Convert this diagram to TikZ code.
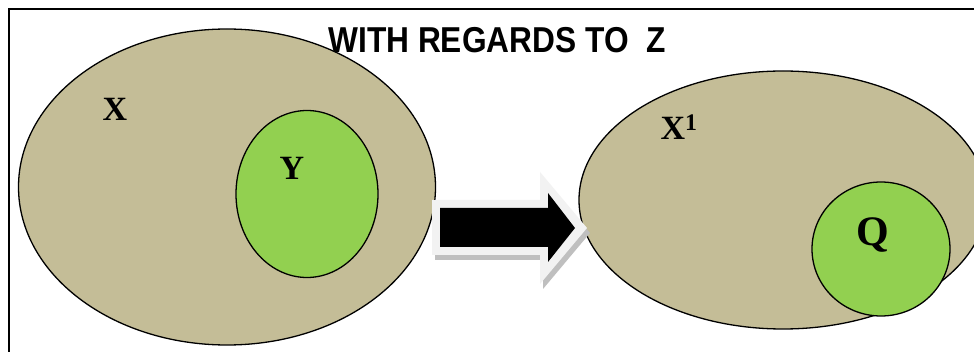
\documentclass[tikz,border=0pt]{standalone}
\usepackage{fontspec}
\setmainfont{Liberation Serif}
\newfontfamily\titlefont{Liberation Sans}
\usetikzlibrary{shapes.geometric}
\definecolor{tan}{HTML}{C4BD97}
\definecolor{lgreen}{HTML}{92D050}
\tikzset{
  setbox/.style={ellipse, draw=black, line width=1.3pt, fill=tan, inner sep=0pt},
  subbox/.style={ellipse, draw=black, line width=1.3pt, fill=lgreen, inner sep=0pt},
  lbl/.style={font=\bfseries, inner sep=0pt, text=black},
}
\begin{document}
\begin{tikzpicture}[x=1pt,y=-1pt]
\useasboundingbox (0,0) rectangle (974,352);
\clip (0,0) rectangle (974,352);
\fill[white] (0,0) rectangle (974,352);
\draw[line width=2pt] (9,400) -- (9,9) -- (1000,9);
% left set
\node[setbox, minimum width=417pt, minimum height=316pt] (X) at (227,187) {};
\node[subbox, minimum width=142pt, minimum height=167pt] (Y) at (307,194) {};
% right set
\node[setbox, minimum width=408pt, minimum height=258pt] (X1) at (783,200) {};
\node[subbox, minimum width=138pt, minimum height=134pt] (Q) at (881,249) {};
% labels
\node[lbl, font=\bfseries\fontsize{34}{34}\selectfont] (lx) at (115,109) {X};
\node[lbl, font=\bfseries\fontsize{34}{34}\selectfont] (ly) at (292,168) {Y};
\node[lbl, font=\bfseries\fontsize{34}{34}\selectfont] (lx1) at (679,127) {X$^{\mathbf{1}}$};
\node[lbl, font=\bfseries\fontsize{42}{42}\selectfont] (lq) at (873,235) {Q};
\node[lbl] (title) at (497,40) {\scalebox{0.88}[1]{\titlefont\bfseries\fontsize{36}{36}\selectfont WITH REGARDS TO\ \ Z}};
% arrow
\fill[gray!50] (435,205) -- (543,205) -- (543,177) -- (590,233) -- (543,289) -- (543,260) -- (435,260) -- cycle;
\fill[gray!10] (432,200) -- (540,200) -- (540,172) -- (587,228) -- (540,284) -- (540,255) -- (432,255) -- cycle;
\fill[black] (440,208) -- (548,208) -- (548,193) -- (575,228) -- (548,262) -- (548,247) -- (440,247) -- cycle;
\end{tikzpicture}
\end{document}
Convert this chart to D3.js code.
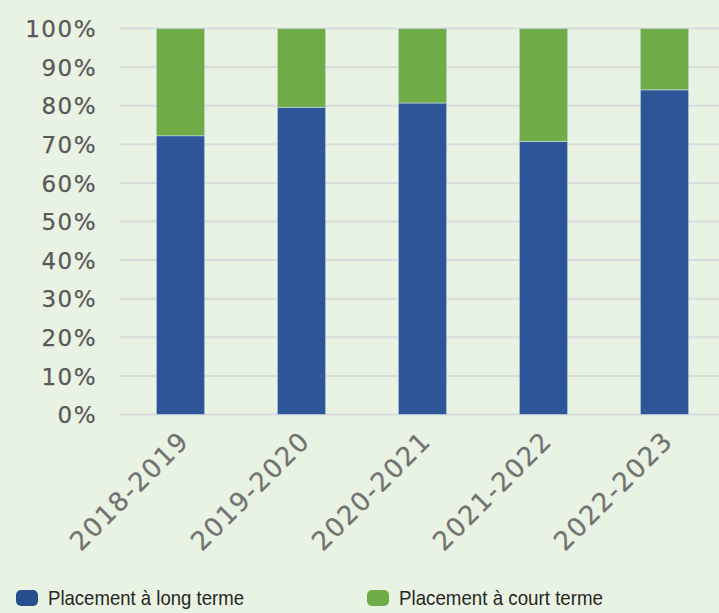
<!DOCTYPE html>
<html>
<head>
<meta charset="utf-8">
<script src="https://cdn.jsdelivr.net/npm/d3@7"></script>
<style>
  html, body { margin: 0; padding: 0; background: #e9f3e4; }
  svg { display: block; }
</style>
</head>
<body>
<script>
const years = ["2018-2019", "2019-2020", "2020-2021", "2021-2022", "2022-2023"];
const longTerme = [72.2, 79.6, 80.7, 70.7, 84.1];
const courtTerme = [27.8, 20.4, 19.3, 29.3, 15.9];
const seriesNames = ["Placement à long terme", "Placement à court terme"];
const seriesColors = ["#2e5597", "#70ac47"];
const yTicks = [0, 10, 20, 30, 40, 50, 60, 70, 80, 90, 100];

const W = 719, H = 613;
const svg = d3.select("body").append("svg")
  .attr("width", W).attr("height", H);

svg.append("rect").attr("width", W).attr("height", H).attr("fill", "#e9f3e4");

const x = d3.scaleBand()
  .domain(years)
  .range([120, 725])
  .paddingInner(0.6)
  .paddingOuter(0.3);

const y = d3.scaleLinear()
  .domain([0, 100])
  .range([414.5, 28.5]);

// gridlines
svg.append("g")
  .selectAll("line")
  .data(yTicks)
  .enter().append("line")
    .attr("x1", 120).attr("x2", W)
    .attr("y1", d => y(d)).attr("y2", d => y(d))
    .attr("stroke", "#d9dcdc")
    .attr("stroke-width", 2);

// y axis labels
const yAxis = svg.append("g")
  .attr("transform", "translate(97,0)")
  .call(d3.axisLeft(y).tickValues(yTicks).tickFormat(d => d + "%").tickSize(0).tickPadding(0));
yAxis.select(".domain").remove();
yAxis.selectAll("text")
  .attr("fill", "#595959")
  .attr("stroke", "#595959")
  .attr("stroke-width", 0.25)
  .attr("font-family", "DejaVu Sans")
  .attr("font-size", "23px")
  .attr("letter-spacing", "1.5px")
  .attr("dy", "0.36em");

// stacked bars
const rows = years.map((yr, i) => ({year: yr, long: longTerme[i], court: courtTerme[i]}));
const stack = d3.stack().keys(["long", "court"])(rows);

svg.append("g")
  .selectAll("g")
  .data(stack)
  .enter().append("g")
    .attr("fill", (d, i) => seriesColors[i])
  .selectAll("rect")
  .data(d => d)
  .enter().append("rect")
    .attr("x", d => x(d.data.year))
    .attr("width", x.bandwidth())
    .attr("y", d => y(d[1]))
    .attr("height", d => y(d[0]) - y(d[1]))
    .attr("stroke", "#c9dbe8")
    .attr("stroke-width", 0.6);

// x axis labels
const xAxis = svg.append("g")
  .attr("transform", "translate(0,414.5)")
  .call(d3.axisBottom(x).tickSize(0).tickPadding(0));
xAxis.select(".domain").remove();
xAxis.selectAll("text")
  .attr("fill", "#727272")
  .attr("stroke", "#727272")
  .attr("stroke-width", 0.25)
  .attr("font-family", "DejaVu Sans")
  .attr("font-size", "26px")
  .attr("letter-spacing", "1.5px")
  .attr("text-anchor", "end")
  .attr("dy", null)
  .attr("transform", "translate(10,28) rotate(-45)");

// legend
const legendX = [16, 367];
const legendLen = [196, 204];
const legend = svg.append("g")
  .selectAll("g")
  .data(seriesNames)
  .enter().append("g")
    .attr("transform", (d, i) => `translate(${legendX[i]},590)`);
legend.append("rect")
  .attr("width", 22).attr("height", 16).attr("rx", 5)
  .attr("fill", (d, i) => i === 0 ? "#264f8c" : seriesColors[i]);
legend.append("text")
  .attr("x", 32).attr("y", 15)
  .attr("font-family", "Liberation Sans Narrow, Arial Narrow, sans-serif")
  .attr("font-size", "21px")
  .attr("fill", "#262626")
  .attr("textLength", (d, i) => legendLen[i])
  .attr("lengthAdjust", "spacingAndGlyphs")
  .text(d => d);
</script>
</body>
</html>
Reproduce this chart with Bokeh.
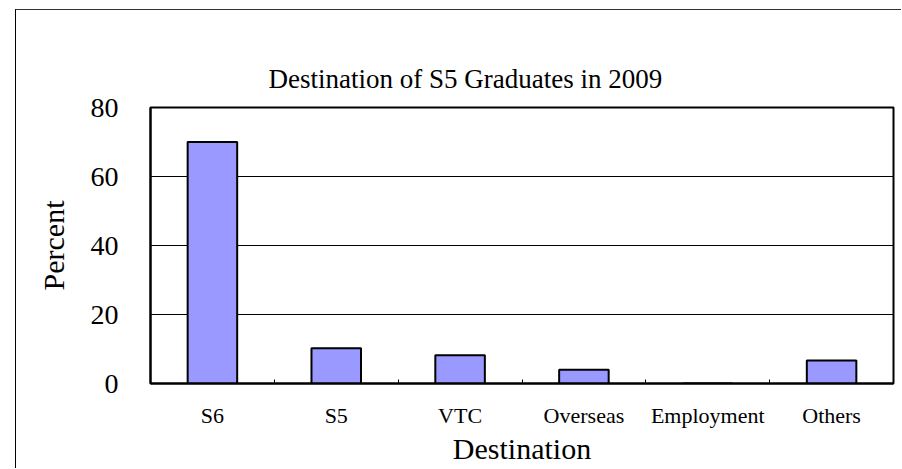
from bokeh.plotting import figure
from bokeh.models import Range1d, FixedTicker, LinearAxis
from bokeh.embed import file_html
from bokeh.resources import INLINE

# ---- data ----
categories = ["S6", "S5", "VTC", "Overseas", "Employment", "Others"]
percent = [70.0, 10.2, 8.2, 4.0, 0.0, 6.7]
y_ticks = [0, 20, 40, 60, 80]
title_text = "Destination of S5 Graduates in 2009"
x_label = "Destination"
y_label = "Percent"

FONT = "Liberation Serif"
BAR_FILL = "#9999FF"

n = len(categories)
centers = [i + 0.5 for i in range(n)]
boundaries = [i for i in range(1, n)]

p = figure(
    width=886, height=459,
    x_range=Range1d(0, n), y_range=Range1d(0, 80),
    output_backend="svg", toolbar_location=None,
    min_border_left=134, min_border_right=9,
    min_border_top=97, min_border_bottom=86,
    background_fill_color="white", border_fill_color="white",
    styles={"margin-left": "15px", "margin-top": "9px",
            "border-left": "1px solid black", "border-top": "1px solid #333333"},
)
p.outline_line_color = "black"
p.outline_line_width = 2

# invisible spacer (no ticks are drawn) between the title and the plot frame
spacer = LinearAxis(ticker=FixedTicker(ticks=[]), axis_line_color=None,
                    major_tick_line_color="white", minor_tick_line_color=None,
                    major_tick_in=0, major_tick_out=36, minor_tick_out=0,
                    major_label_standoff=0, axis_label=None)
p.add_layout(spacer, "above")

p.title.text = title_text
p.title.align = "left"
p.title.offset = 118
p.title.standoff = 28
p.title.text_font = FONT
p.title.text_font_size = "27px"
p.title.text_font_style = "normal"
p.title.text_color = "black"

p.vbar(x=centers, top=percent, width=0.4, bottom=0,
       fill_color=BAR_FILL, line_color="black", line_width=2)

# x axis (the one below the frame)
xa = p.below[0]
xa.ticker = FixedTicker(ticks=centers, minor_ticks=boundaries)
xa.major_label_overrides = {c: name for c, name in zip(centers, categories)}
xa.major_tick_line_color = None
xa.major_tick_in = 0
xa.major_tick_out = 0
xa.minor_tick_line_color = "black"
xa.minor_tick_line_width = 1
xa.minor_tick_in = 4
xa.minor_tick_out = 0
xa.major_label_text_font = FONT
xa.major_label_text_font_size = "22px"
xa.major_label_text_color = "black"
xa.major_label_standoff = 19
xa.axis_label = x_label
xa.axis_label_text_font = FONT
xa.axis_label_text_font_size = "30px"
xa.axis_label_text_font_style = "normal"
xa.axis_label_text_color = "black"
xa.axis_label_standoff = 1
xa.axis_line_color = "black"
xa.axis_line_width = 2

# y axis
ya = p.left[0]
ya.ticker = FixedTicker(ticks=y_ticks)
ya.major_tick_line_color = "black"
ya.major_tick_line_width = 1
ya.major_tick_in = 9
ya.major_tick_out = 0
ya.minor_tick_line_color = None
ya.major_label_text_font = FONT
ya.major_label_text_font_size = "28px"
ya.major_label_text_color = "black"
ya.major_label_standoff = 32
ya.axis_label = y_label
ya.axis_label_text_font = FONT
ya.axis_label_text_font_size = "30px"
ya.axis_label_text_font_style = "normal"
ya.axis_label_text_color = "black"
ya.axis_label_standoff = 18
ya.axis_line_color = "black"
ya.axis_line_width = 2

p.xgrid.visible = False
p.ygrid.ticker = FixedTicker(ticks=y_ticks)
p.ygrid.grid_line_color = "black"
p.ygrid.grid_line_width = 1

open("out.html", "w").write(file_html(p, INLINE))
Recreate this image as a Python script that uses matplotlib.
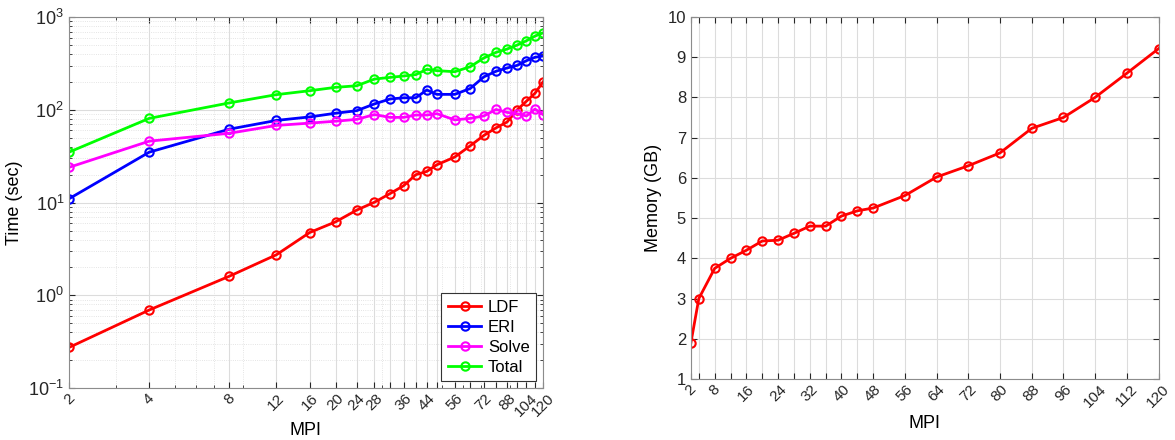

• Stated goal
Start at the line containing "Reproduce this chart with Bokeh." and stop at the line containing "from bokeh.resources import INLINE"; transcribe those lines exactly, skipping pictures.

• Exercise solution
Reproduce this chart with Bokeh.
from bokeh.plotting import figure
from bokeh.models import Range1d, FixedTicker, LinearAxis
from bokeh.embed import file_html
from bokeh.resources import INLINE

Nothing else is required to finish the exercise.